▶ Written instruction
Give the number of lines containing the word "Clone", and nothing else.

#### Exercise data ####

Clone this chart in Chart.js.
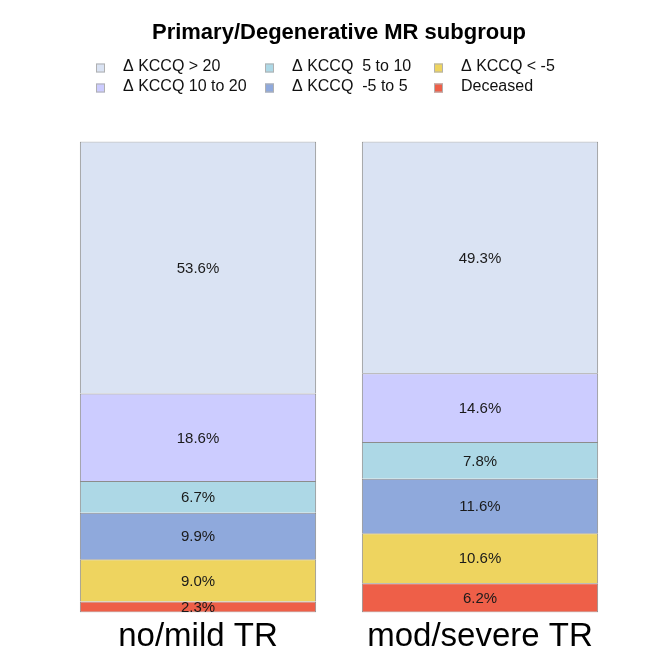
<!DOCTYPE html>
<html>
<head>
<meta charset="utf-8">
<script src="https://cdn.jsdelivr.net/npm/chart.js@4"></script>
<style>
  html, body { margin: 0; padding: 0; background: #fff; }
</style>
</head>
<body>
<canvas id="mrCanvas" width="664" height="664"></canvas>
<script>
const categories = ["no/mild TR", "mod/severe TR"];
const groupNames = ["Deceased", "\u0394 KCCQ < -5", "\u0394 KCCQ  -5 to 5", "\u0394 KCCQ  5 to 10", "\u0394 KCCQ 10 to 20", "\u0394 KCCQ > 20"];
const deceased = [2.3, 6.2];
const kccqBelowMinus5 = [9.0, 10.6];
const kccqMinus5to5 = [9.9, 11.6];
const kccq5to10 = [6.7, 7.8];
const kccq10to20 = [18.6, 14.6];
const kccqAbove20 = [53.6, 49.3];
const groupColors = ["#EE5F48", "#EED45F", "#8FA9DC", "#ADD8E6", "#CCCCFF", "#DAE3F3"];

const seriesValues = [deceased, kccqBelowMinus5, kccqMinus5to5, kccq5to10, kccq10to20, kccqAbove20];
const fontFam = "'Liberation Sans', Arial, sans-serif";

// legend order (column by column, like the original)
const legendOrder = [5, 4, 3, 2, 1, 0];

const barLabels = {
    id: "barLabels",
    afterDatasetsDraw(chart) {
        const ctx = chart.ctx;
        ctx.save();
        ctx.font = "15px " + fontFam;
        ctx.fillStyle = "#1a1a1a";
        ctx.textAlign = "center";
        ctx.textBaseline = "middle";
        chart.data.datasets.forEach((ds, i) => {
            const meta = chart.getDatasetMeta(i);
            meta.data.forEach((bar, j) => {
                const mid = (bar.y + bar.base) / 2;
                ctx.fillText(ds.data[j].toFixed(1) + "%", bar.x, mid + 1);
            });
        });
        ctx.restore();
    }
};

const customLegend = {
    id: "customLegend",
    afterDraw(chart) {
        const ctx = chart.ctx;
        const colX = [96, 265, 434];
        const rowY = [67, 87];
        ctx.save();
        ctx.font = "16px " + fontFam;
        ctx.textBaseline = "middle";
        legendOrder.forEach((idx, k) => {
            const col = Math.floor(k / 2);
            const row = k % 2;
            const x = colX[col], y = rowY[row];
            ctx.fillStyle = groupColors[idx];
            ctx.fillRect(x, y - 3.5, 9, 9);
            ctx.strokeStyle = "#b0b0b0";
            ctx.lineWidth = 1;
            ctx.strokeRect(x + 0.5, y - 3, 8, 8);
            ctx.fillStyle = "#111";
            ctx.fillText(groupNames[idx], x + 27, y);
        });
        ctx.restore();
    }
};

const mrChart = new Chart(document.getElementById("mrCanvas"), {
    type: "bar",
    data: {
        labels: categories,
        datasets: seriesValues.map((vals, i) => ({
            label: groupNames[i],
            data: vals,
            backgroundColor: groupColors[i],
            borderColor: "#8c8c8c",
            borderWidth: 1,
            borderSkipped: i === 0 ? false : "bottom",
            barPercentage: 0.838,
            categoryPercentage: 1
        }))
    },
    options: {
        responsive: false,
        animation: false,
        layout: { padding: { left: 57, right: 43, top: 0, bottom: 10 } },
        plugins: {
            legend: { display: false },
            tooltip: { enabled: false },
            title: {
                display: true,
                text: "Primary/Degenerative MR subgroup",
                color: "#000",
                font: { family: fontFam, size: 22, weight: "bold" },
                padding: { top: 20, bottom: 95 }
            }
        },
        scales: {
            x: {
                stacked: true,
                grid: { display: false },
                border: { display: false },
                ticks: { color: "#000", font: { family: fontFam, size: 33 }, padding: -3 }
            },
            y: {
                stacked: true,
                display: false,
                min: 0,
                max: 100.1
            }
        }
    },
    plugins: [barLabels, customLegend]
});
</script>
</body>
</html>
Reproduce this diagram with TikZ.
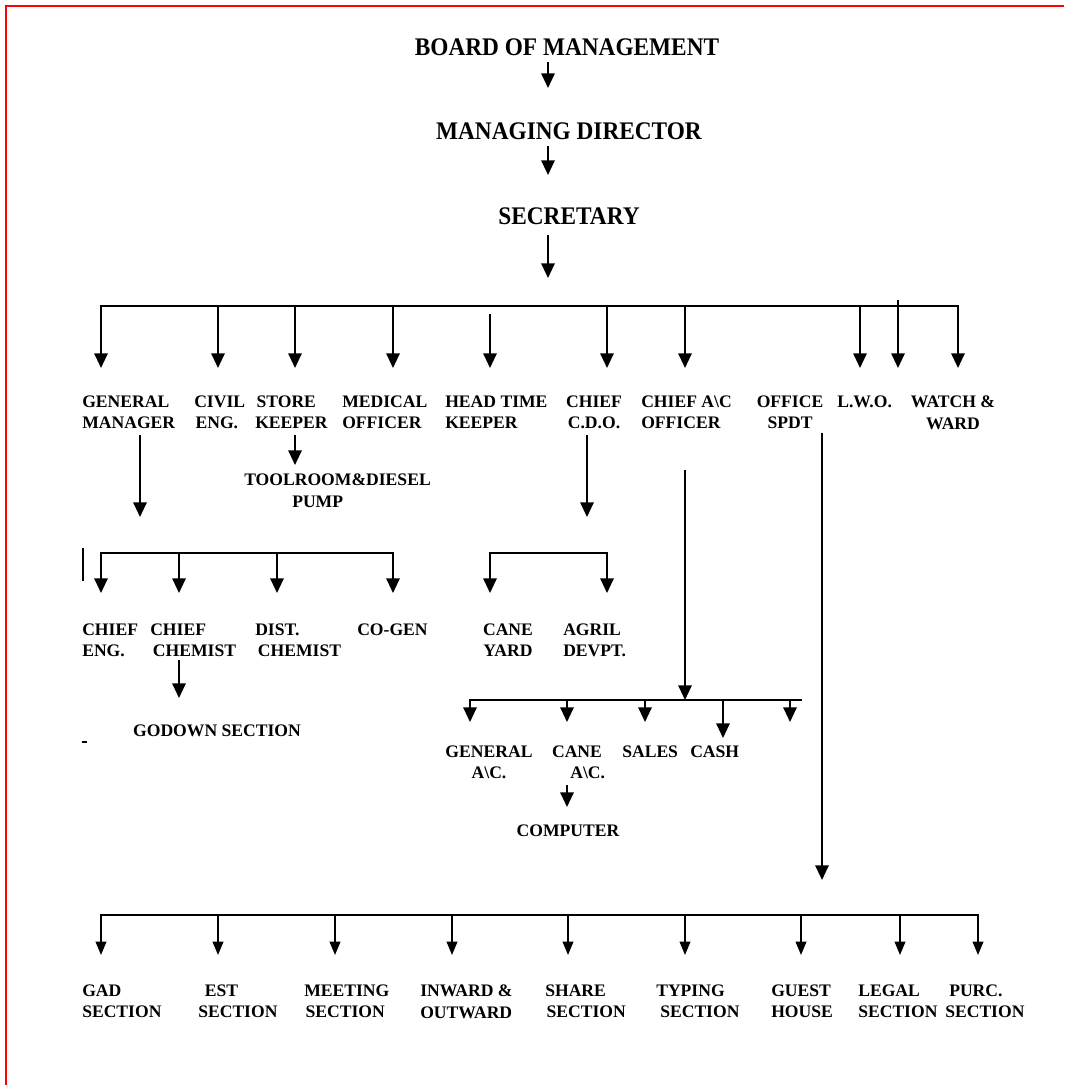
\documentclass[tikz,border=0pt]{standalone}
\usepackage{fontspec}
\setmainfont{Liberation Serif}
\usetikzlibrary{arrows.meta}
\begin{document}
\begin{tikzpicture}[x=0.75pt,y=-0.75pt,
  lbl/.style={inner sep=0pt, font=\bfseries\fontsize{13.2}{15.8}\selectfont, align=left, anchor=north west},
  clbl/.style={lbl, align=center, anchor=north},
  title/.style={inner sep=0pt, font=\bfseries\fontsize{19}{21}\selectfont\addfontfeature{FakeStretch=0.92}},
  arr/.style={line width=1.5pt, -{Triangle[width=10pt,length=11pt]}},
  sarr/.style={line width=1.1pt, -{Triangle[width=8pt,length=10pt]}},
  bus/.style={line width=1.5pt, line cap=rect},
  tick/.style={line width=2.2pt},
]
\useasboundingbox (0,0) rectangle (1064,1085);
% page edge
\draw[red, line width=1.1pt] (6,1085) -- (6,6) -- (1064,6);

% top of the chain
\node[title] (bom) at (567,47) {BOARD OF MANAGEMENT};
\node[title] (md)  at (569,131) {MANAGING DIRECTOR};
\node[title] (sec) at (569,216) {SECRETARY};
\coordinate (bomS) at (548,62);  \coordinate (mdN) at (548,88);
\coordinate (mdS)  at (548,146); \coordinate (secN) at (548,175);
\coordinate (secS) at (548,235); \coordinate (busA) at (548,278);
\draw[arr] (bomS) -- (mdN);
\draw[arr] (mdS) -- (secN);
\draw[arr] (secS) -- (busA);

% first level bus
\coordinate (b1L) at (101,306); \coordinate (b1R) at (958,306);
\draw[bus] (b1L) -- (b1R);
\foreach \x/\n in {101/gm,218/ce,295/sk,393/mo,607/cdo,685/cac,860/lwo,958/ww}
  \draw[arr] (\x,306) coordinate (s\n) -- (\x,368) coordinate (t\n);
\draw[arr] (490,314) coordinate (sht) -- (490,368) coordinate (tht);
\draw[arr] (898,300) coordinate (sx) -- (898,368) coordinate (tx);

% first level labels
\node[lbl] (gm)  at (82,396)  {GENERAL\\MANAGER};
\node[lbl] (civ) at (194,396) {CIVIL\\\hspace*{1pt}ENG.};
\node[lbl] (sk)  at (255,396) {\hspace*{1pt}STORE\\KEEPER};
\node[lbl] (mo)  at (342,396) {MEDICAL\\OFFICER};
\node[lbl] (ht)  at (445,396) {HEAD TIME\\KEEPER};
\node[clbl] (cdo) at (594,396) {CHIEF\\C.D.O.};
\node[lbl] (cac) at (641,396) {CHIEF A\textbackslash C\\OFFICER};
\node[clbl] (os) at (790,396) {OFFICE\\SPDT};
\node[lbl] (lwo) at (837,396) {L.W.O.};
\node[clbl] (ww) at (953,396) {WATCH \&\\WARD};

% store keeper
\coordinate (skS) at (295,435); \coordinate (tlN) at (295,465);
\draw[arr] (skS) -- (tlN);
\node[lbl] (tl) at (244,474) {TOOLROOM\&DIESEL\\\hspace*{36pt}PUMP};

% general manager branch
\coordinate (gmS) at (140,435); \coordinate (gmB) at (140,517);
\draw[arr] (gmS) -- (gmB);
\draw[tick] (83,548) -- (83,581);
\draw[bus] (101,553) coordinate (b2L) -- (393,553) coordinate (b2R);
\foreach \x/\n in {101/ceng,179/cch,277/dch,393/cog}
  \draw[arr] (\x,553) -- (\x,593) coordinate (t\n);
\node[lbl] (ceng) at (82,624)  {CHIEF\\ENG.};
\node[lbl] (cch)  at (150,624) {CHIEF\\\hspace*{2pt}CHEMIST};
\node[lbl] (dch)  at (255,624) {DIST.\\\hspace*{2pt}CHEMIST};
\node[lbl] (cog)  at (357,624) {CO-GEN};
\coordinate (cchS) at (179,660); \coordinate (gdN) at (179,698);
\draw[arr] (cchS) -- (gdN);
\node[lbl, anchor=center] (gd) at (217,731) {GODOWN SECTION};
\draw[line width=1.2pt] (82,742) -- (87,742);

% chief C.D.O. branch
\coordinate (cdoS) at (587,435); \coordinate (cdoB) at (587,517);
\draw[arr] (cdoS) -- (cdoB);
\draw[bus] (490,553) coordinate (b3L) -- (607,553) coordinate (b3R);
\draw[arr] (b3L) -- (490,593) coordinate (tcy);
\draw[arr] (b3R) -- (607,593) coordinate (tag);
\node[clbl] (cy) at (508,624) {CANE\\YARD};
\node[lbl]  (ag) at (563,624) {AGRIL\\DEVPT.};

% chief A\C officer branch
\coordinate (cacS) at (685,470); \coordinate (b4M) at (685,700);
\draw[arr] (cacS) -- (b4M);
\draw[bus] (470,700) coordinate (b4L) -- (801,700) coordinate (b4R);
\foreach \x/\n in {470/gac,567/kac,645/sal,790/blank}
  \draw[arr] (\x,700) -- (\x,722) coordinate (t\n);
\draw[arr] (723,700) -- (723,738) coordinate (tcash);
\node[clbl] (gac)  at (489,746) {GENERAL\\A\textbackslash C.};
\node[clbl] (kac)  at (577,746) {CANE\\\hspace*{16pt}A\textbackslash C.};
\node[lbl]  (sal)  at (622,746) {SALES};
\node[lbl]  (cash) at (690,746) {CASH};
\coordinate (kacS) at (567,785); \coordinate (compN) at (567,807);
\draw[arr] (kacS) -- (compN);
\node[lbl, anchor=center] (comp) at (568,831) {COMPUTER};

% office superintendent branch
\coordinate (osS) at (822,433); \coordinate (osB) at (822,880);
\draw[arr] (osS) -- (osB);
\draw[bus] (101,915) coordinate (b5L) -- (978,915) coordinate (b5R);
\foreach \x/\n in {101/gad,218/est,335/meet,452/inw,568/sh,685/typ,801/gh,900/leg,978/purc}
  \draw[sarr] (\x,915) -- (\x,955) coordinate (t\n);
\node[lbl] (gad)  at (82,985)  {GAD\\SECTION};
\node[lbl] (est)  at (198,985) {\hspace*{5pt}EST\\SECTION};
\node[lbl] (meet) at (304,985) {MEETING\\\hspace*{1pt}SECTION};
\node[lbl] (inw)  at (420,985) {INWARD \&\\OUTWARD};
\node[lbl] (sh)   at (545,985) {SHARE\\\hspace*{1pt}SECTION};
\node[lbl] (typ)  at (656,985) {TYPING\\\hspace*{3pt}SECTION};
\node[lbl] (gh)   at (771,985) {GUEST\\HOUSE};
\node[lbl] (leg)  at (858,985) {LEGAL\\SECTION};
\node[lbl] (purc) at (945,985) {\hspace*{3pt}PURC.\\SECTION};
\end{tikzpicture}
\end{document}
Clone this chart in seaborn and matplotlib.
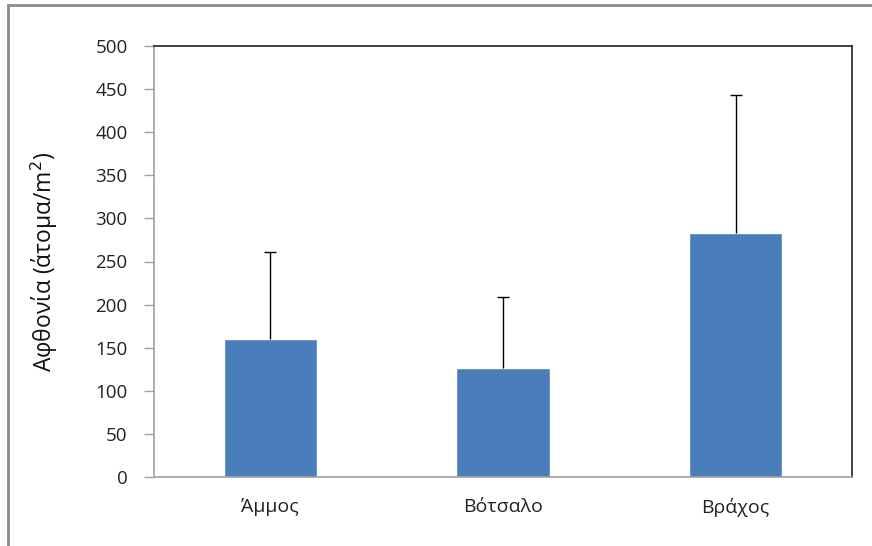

####

▶ Expected answer
2